----- DATA EXTRACT
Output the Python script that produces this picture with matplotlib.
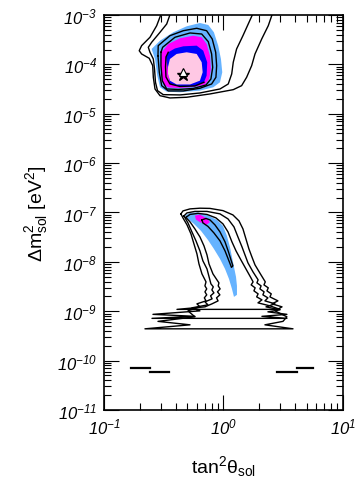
import numpy as np
import matplotlib
matplotlib.use("Agg")
import matplotlib.pyplot as plt

plt.rcParams["font.family"] = ["Liberation Sans", "DejaVu Sans"]
plt.rcParams["mathtext.fontset"] = "custom"
plt.rcParams["mathtext.rm"] = "Liberation Sans"
plt.rcParams["mathtext.it"] = "Liberation Sans:italic"
plt.rcParams["mathtext.sf"] = "Liberation Sans:italic"

# Region outlines, as (log10 tan^2, log10 dm^2) pairs
# --- LMA solution (upper island) ---
lma_blue = [(-0.601, -3.688), (-0.531, -3.520), (-0.420, -3.350), (-0.308, -3.229),
            (-0.197, -3.162), (-0.127, -3.202), (-0.080, -3.350), (-0.044, -3.621),
            (-0.021, -3.891), (-0.010, -4.160), (-0.029, -4.362), (-0.085, -4.464),
            (-0.197, -4.532), (-0.364, -4.565), (-0.475, -4.553), (-0.531, -4.464),
            (-0.554, -4.229), (-0.573, -3.891)]
lma_magenta = [(-0.523, -3.891), (-0.517, -3.755), (-0.462, -3.587), (-0.364, -3.472),
               (-0.253, -3.419), (-0.182, -3.451), (-0.141, -3.587), (-0.113, -3.824),
               (-0.105, -4.093), (-0.119, -4.296), (-0.155, -4.411), (-0.253, -4.458),
               (-0.364, -4.478), (-0.462, -4.468), (-0.504, -4.397), (-0.523, -4.160)]
lma_darkblue = [(-0.481, -3.850), (-0.462, -3.755), (-0.406, -3.678), (-0.336, -3.634),
                (-0.224, -3.621), (-0.169, -3.723), (-0.136, -3.957), (-0.141, -4.229),
                (-0.163, -4.362), (-0.239, -4.437), (-0.364, -4.447), (-0.448, -4.397)]
lma_pink = [(-0.464, -4.053), (-0.448, -3.891), (-0.392, -3.789), (-0.308, -3.755),
            (-0.224, -3.789), (-0.182, -3.957), (-0.174, -4.160), (-0.197, -4.330),
            (-0.280, -4.407), (-0.392, -4.407), (-0.448, -4.330), (-0.464, -4.194)]
lma_line_in = [(-0.163, -4.362), (-0.239, -4.437), (-0.364, -4.447), (-0.448, -4.397),
               (-0.481, -4.255), (-0.485, -4.053), (-0.481, -3.850), (-0.462, -3.755)]
lma_line2 = [(-0.523, -3.755), (-0.509, -3.654), (-0.406, -3.451), (-0.280, -3.364),
             (-0.182, -3.385), (-0.127, -3.540), (-0.099, -3.789), (-0.090, -4.059),
             (-0.105, -4.296), (-0.146, -4.417), (-0.253, -4.488), (-0.378, -4.508),
             (-0.475, -4.498), (-0.512, -4.330), (-0.523, -4.026)]
lma_line1 = [(-0.548, -3.824), (-0.546, -3.621), (-0.448, -3.419), (-0.336, -3.318),
             (-0.224, -3.269), (-0.141, -3.318), (-0.094, -3.486), (-0.065, -3.755),
             (-0.057, -4.026), (-0.063, -4.261), (-0.099, -4.397), (-0.197, -4.484),
             (-0.336, -4.538), (-0.462, -4.538), (-0.517, -4.431), (-0.537, -4.160)]
lma_open_a = [(-0.506, -2.879), (-0.559, -3.217), (-0.615, -3.451), (-0.685, -3.621),
              (-0.705, -3.723), (-0.685, -3.789), (-0.621, -3.877), (-0.592, -4.026),
              (-0.587, -4.261), (-0.573, -4.498), (-0.531, -4.634), (-0.448, -4.680),
              (-0.308, -4.666), (-0.113, -4.599), (0.082, -4.512), (0.152, -4.431),
              (0.194, -4.261), (0.236, -4.026), (0.264, -3.789), (0.320, -3.486),
              (0.375, -3.217), (0.423, -2.879)]
lma_open_b = [(-0.431, -2.879), (-0.475, -3.182), (-0.531, -3.350), (-0.601, -3.553),
              (-0.629, -3.654), (-0.615, -3.755), (-0.587, -3.891), (-0.577, -4.093),
              (-0.569, -4.362), (-0.552, -4.532), (-0.504, -4.613), (-0.364, -4.619),
              (-0.197, -4.579), (-0.029, -4.498), (0.040, -4.397), (0.069, -4.194),
              (0.082, -3.957), (0.110, -3.688), (0.163, -3.419), (0.264, -2.879)]
lma_best_star = (-0.336, -4.22)
lma_best_tri = (-0.336, -4.15)

# --- LOW solution (lower island) ---
low_blue = [(-0.322, -7.063), (-0.280, -7.008), (-0.213, -6.998), (-0.138, -7.049),
            (-0.054, -7.150), (-0.004, -7.271), (0.029, -7.474), (0.054, -7.696),
            (0.071, -7.899), (0.088, -8.101), (0.105, -8.304), (0.113, -8.486),
            (0.113, -8.668), (0.088, -8.709), (0.071, -8.547), (0.046, -8.344),
            (0.013, -8.142), (-0.029, -7.939), (-0.080, -7.737), (-0.130, -7.555),
            (-0.188, -7.372), (-0.247, -7.231), (-0.297, -7.130)]
low_magenta = [(-0.239, -7.063), (-0.197, -7.043), (-0.141, -7.115), (-0.113, -7.196),
               (-0.141, -7.245), (-0.197, -7.196), (-0.230, -7.144)]
low_line_in = [(-0.180, -7.150), (-0.146, -7.120), (-0.113, -7.150), (-0.071, -7.251),
               (-0.029, -7.393), (0.013, -7.595), (0.042, -7.798), (0.063, -7.960),
               (0.079, -8.081), (0.067, -8.111), (0.046, -7.980), (0.013, -7.777),
               (-0.029, -7.575), (-0.080, -7.413), (-0.130, -7.281), (-0.172, -7.211)]
low_c1 = [(-0.356, -7.028), (-0.339, -6.968), (-0.280, -6.927), (-0.197, -6.913),
          (-0.113, -6.917), (-0.004, -6.962), (0.079, -7.049), (0.130, -7.170),
          (0.163, -7.332), (0.188, -7.534), (0.213, -7.737), (0.238, -7.899),
          (0.264, -8.061), (0.314, -8.263), (0.350, -8.405), (0.339, -8.466),
          (0.375, -8.526), (0.364, -8.587), (0.400, -8.648), (0.389, -8.709),
          (0.456, -8.790), (0.406, -8.850), (0.490, -8.911), (0.431, -8.992),
          (0.531, -9.113), (0.498, -9.205), (0.347, -9.275), (0.582, -9.356),
          (-0.657, -9.356), (-0.280, -9.275), (-0.548, -9.205), (-0.239, -9.113),
          (-0.297, -8.992), (-0.197, -8.911), (-0.222, -8.850), (-0.146, -8.790),
          (-0.160, -8.729), (-0.140, -8.668), (-0.155, -8.607), (-0.140, -8.547),
          (-0.155, -8.486), (-0.146, -8.405), (-0.180, -8.243), (-0.205, -8.041),
          (-0.222, -7.838), (-0.247, -7.636), (-0.272, -7.433), (-0.305, -7.251),
          (-0.339, -7.109)]
low_c2 = [(-0.331, -7.069), (-0.305, -7.008), (-0.239, -6.978), (-0.138, -6.978),
          (-0.029, -7.028), (0.038, -7.130), (0.088, -7.292), (0.121, -7.494),
          (0.155, -7.696), (0.180, -7.858), (0.205, -8.020), (0.247, -8.202),
          (0.290, -8.364), (0.280, -8.425), (0.315, -8.486), (0.305, -8.547),
          (0.340, -8.607), (0.330, -8.668), (0.372, -8.729), (0.347, -8.790),
          (0.431, -8.850), (0.356, -8.911), (0.473, -8.972), (0.372, -9.012),
          (0.531, -9.063), (0.322, -9.103), (0.531, -9.144), (-0.598, -9.144),
          (-0.239, -9.103), (-0.590, -9.063), (-0.197, -8.992), (-0.264, -8.931),
          (-0.130, -8.870), (-0.155, -8.810), (-0.095, -8.749), (-0.108, -8.688),
          (-0.080, -8.628), (-0.097, -8.567), (-0.085, -8.506), (-0.105, -8.445),
          (-0.138, -8.142), (-0.172, -7.980), (-0.197, -7.777), (-0.230, -7.575),
          (-0.264, -7.393), (-0.297, -7.211)]
low_c3 = [(-0.314, -7.099), (-0.280, -7.039), (-0.213, -7.018), (-0.138, -7.039),
          (-0.063, -7.109), (-0.004, -7.231), (0.038, -7.393), (0.071, -7.595),
          (0.105, -7.777), (0.146, -7.960), (0.188, -8.142), (0.230, -8.324),
          (0.248, -8.405), (0.232, -8.466), (0.265, -8.526), (0.255, -8.587),
          (0.290, -8.648), (0.278, -8.709), (0.322, -8.769), (0.289, -8.830),
          (0.389, -8.891), (0.473, -8.962), (-0.389, -8.962), (-0.155, -8.911),
          (-0.096, -8.850), (-0.045, -8.790), (-0.058, -8.729), (-0.030, -8.668),
          (-0.050, -8.607), (-0.028, -8.547), (-0.044, -8.486), (-0.038, -8.425),
          (-0.088, -8.243), (-0.121, -8.041), (-0.138, -7.858), (-0.163, -7.676),
          (-0.197, -7.494), (-0.239, -7.332), (-0.280, -7.190)]

# --- VAC slivers near 1e-10: (x_start, x_end, y) ---
vac_segments = [(-0.772, -0.618, -10.140), (-0.618, -0.456, -10.221),
                (0.450, 0.618, -10.221), (0.618, 0.749, -10.140)]

c_lightblue = "#66b3ff"
c_magenta = "#ff00ff"
c_darkblue = "#0000ff"
c_pink = "#ffc8e4"


def to_lin(pts, close=False):
    a = np.array(pts)
    if close:
        a = np.vstack([a, a[:1]])
    return 10 ** a[:, 0], 10 ** a[:, 1]


fig = plt.figure(figsize=(3.61, 4.85), dpi=100)
ax = fig.add_axes([0.288, 0.1526, 0.662, 0.8144])
ax.set_xscale("log")
ax.set_yscale("log")
ax.set_xlim(0.1, 10)
ax.set_ylim(1e-11, 1e-3)

# Filled confidence regions
for pts, col in [(lma_blue, c_lightblue), (lma_magenta, c_magenta),
                 (lma_darkblue, c_darkblue), (lma_pink, c_pink),
                 (low_blue, c_lightblue), (low_magenta, c_magenta)]:
    x, y = to_lin(pts)
    ax.fill(x, y, color=col, lw=0)

# Closed contour lines
for pts in [lma_line2, lma_line1, low_line_in, low_c1, low_c2, low_c3]:
    x, y = to_lin(pts, close=True)
    ax.plot(x, y, color="k", lw=1.0)

# Open contour lines
for pts in [lma_line_in, lma_open_a, lma_open_b]:
    x, y = to_lin(pts)
    ax.plot(x, y, color="k", lw=1.0)

for x0, x1, yv in vac_segments:
    ax.plot([10 ** x0, 10 ** x1], [10 ** yv, 10 ** yv], color="k", lw=1.6)

# Best-fit markers
ax.plot(10 ** lma_best_star[0], 10 ** lma_best_star[1], marker="*", color="k", ms=9)
ax.plot(10 ** lma_best_tri[0], 10 ** lma_best_tri[1], marker="^", mfc="white",
        mec="k", ms=6, mew=0.8)

# Axes styling
yexp = list(range(-11, -2))
xexp = [-1, 0, 1]
ax.set_yticks([10.0 ** e for e in yexp])
ax.set_yticklabels([r"$\mathsf{10^{%d}}$" % e for e in yexp])
ax.set_xticks([10.0 ** e for e in xexp])
ax.set_xticklabels([r"$\mathsf{10^{%d}}$" % e for e in xexp])
ax.yaxis.set_minor_locator(matplotlib.ticker.LogLocator(base=10, subs=np.arange(2, 10), numticks=20))
ax.xaxis.set_minor_locator(matplotlib.ticker.LogLocator(base=10, subs=np.arange(2, 10), numticks=20))
ax.yaxis.set_minor_formatter(matplotlib.ticker.NullFormatter())
ax.xaxis.set_minor_formatter(matplotlib.ticker.NullFormatter())
ax.tick_params(which="both", direction="in", top=True, right=True, width=0.8)
ax.tick_params(which="major", length=11, labelsize=12, pad=5)
ax.tick_params(which="minor", length=5)
for s in ax.spines.values():
    s.set_linewidth(1.2)

ax.set_xlabel(r"$\mathrm{tan}^2\mathrm{\theta}_{\mathrm{sol}}$", fontsize=14, labelpad=12)
ax.set_ylabel(r"$\Delta\mathrm{m}^2_{\mathrm{sol}}$ [eV$^2$]", fontsize=14, labelpad=5)

fig.savefig("out.png", dpi=100)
----------
Write out the lines from the start of the material to the line with "import matplotlib.pyplot as plt", inclusive and exactly. Skip the pictures.

Output the Python script that produces this picture with matplotlib.
import numpy as np
import matplotlib
matplotlib.use("Agg")
import matplotlib.pyplot as plt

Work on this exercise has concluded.